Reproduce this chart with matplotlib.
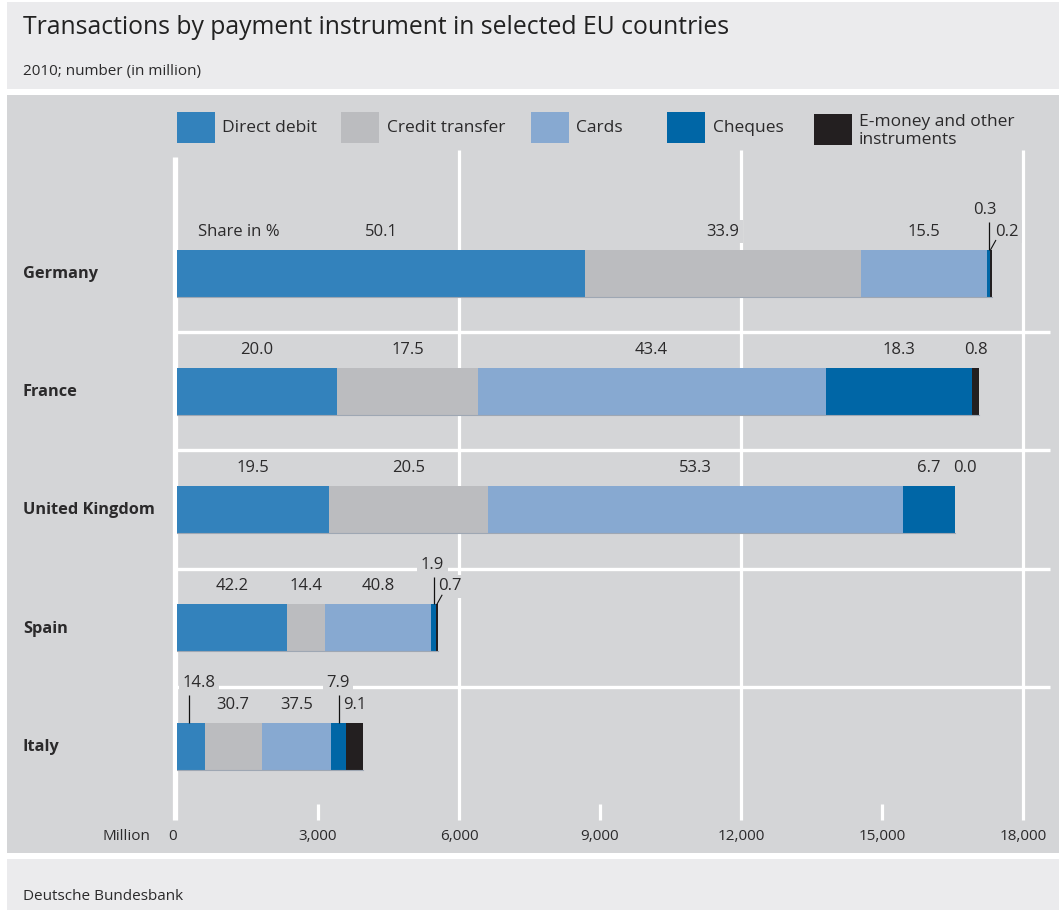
import matplotlib
matplotlib.use("Agg")
import matplotlib.pyplot as plt
from matplotlib.patches import Rectangle
import numpy as np

# ---------------- data ----------------
countries = ["Germany", "France", "United Kingdom", "Spain", "Italy"]
instruments = ["Direct debit", "Credit transfer", "Cards", "Cheques",
               "E-money and other\ninstruments"]
# total number of transactions, million
totals = [17330, 17060, 16550, 5550, 3960]
# shares in % (bar labels)
share_dd = [50.1, 20.0, 19.5, 42.2, 14.8]
share_ct = [33.9, 17.5, 20.5, 14.4, 30.7]
share_cards = [15.5, 43.4, 53.3, 40.8, 37.5]
share_cheques = [0.3, 18.3, 6.7, 1.9, 7.9]
share_emoney = [0.2, 0.8, 0.0, 0.7, 9.1]
xticks = [0, 3000, 6000, 9000, 12000, 15000, 18000]
xtick_labels = ["0", "3,000", "6,000", "9,000", "12,000", "15,000", "18,000"]

colors = ["#3382bc", "#bbbcbf", "#87a9d1", "#0066a6", "#231f20"]
BG = "#d4d5d7"
PANEL = "#ebebed"
TXT = "#2b2a2b"

W, H = 1059, 915
plt.rcParams['font.family'] = ['Open Sans', 'DejaVu Sans']
fig = plt.figure(figsize=(W / 100, H / 100), dpi=100)
fig.patch.set_facecolor("white")


def fx(x):
    return x / W


def fy(y):
    return 1 - y / H


def panel(x0, y0, x1, y1, c):
    fig.add_artist(Rectangle((fx(x0), fy(y1)), fx(x1) - fx(x0), fy(y0) - fy(y1),
                             transform=fig.transFigure, facecolor=c,
                             edgecolor="none", zorder=0))


panel(7, 2, 1059, 89, PANEL)
panel(7, 95, 1059, 853, BG)
panel(7, 859, 1059, 910, PANEL)

fig.text(fx(23), fy(28), "Transactions by payment instrument in selected EU countries",
         fontsize=17.8, color="#222222", va="center", ha="left")
fig.text(fx(23), fy(71), "2010; number (in million)", fontsize=11, color=TXT,
         va="center", ha="left")
fig.text(fx(23), fy(896), "Deutsche Bundesbank", fontsize=11, color=TXT,
         va="center", ha="left")

# ---------------- axes ----------------
AX_T, AX_B = 95, 853
ax = fig.add_axes([fx(177), fy(AX_B), fx(1023) - fx(177), fy(AX_T) - fy(AX_B)])
ax.patch.set_visible(False)
ax.axis("off")
ROW_PX = 118.25
Y_TOP = -(273 - AX_T) / ROW_PX
Y_BOT = Y_TOP + (AX_B - AX_T) / ROW_PX
ax.set_xlim(0, 18000)
ax.set_ylim(Y_BOT, Y_TOP)


def ypx(p):
    return Y_TOP + (p - AX_T) / ROW_PX


def dpx(d):
    return d / ROW_PX


PX_X = 18000 / (1023 - 177)

# gridlines
for xv in [6000, 12000, 18000]:
    ax.plot([xv, xv], [ypx(150), ypx(820)], color="white", lw=2.3,
            solid_capstyle="butt", zorder=1, clip_on=False)
ax.plot([-2.5 * PX_X, -2.5 * PX_X], [ypx(157), ypx(820)], color="white", lw=3.8,
        solid_capstyle="butt", zorder=1, clip_on=False)
for xv in [3000, 9000, 15000]:
    ax.plot([xv, xv], [ypx(804), ypx(820)], color="white", lw=2.3,
            solid_capstyle="butt", zorder=1, clip_on=False)
for i in range(len(countries) - 1):
    ax.plot([0, 18574], [i + 0.5, i + 0.5], color="white", lw=2.4,
            solid_capstyle="butt", zorder=1, clip_on=False)

# bars
shares = np.array([share_dd, share_ct, share_cards, share_cheques, share_emoney])
vals = shares * np.array(totals) / 100.0
ypos = np.arange(len(countries))
BAR_H = 47 / ROW_PX
left = np.zeros(len(countries))
for k in range(len(instruments)):
    ax.barh(ypos, vals[k], left=left, height=BAR_H, color=colors[k],
            edgecolor="none", zorder=3, label=instruments[k])
    left = left + vals[k]
for i in range(len(countries)):
    ax.plot([0, left[i]], [i + BAR_H / 2, i + BAR_H / 2], color="#9ea7b3",
            lw=0.8, zorder=4)

# labels
LBL_FS = 12
NORMAL = -41.5
UP = -63
special = {
    (0, 3): ("up", -4, "v"),
    (0, 4): ("normal", 16, "s"),
    (2, 4): ("normal", 10, None),
    (3, 3): ("up", -1, "v"),
    (3, 4): ("normal", 13, "s"),
    (4, 0): ("up", 8, "v"),
    (4, 3): ("up", -1, "v"),
}
bbox = dict(facecolor=BG, edgecolor="none", pad=2.5)
for i in range(len(countries)):
    cum = 0
    for k in range(len(instruments)):
        v = vals[k][i]
        c = cum + v / 2
        cum += v
        lvl, dx, leader = special.get((i, k), ("normal", 0, None))
        yoff = UP if lvl == "up" else NORMAL
        ax.text(c + dx * PX_X, i + dpx(yoff), f"{shares[k][i]:.1f}", ha="center",
                va="center", fontsize=LBL_FS, color=TXT, zorder=5, bbox=bbox)
        lx = c - (2 * PX_X if (i, k) == (4, 0) else 0)
        if leader == "v":
            ax.plot([lx, lx], [i - BAR_H / 2, i + dpx(-51)], color="#111111", lw=0.9,
                    zorder=6, solid_capstyle="butt")
        elif leader == "s":
            ax.plot([c, c + 5 * PX_X], [i - BAR_H / 2, i - BAR_H / 2 - dpx(9)],
                    color="#111111", lw=0.8, zorder=6)

ax.text((198 - 177) * PX_X, dpx(NORMAL), "Share in %", ha="left", va="center",
        fontsize=LBL_FS, color=TXT, zorder=5)

# row labels
for i, name in enumerate(countries):
    fig.text(fx(23), fy(274 + i * ROW_PX), name, fontsize=11.8, fontweight="bold",
             color=TXT, ha="left", va="center")

# x tick labels
for xv, lab in zip(xticks, xtick_labels):
    ax.text(xv - (4 * PX_X if xv == 0 else 0), ypx(836), lab, ha="center", va="center",
            fontsize=11, color=TXT, family=["Liberation Sans Narrow", "Open Sans"],
            clip_on=False)
fig.text(fx(150), fy(836), "Million", ha="right", va="center", fontsize=11,
         color=TXT, family=["Liberation Sans Narrow", "Open Sans"])

# legend (manual)
leg = [(177, 112, 222), (341, 112, 387), (531, 112, 576), (667, 112, 713),
       (814, 114, 859)]
for k, (x0, y0, tx) in enumerate(leg):
    fig.add_artist(Rectangle((fx(x0), fy(y0 + 31)), fx(38), 31 / H,
                             transform=fig.transFigure, facecolor=colors[k],
                             edgecolor="none", zorder=2))
    fig.text(fx(tx), fy(y0 + 15.5 if k < 4 else 131), instruments[k],
             fontsize=12.5, color=TXT, ha="left", va="center",
             linespacing=1.15)

fig.savefig("out.png", dpi=100, facecolor="white")
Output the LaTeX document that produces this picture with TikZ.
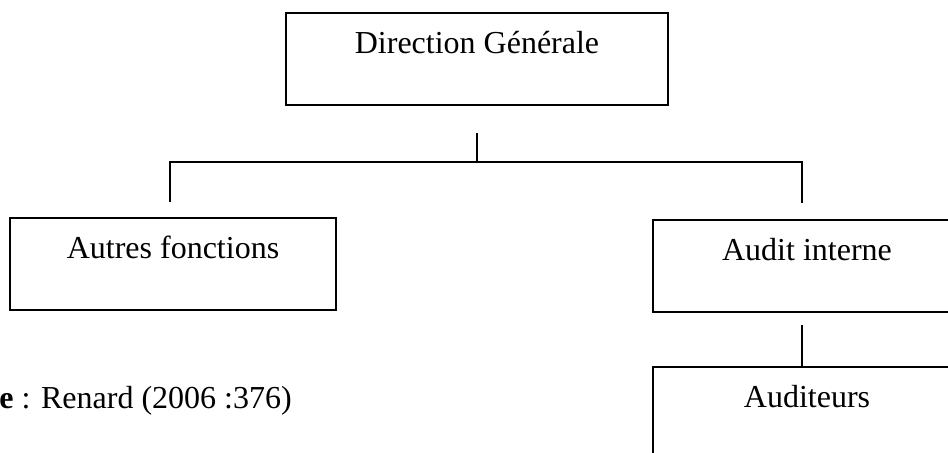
\documentclass[tikz,border=0pt]{standalone}
\usepackage{fontspec}
\setmainfont{Liberation Serif}
\usetikzlibrary{calc}
\begin{document}
\begin{tikzpicture}[x=0.5pt,y=-0.5pt,
  unit box/.style={draw, line width=0.8pt, rectangle, inner sep=0pt,
    text height=20pt, text depth=26pt, minimum height=46pt,
    font=\fontsize{16}{19}\selectfont},
  link/.style={draw, line width=0.65pt}]
  \clip (0,0) rectangle (948,452);
  \fill[white] (0,0) rectangle (948,452);

  % organisation chart boxes
  \node[unit box, minimum width=191pt] (dg) at (477,59)   {Direction Générale};
  \node[unit box, minimum width=163pt] (af) at (173,264)  {Autres fonctions};
  \node[unit box, minimum width=154pt] (ai) at (807,266)  {Audit interne};
  \node[unit box, minimum width=154pt] (au) at (807,413)  {Auditeurs};

  % branching points
  \coordinate (dgs) at ($(dg.south)+(0,27)$);
  \coordinate (bar) at (477,162);
  \coordinate (jl)  at (170,202);
  \coordinate (jr)  at (802,203);
  \coordinate (ais) at (802,325);

  \draw[link] (dgs) -- (bar);
  \draw[link] (jl) |- (bar) -| (jr);
  \draw[link] (ais) -- (ais |- au.north);

  % source line
  \node[anchor=base west, inner sep=0pt, font=\fontsize{16}{19}\selectfont]
    (src) at (-1,408) {\textbf{e} : Renard (2006 :376)};
\end{tikzpicture}
\end{document}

▶ [Instructions to follow]:
Restate word for word the part that opens with the line containing "Output the LaTeX" and closes with the line containing "(ais |- au.north);", both ends included, and nothing else. Omit any images.

▶ [Task answer]:
Output the LaTeX document that produces this picture with TikZ.
\documentclass[tikz,border=0pt]{standalone}
\usepackage{fontspec}
\setmainfont{Liberation Serif}
\usetikzlibrary{calc}
\begin{document}
\begin{tikzpicture}[x=0.5pt,y=-0.5pt,
  unit box/.style={draw, line width=0.8pt, rectangle, inner sep=0pt,
    text height=20pt, text depth=26pt, minimum height=46pt,
    font=\fontsize{16}{19}\selectfont},
  link/.style={draw, line width=0.65pt}]
  \clip (0,0) rectangle (948,452);
  \fill[white] (0,0) rectangle (948,452);

  % organisation chart boxes
  \node[unit box, minimum width=191pt] (dg) at (477,59)   {Direction Générale};
  \node[unit box, minimum width=163pt] (af) at (173,264)  {Autres fonctions};
  \node[unit box, minimum width=154pt] (ai) at (807,266)  {Audit interne};
  \node[unit box, minimum width=154pt] (au) at (807,413)  {Auditeurs};

  % branching points
  \coordinate (dgs) at ($(dg.south)+(0,27)$);
  \coordinate (bar) at (477,162);
  \coordinate (jl)  at (170,202);
  \coordinate (jr)  at (802,203);
  \coordinate (ais) at (802,325);

  \draw[link] (dgs) -- (bar);
  \draw[link] (jl) |- (bar) -| (jr);
  \draw[link] (ais) -- (ais |- au.north);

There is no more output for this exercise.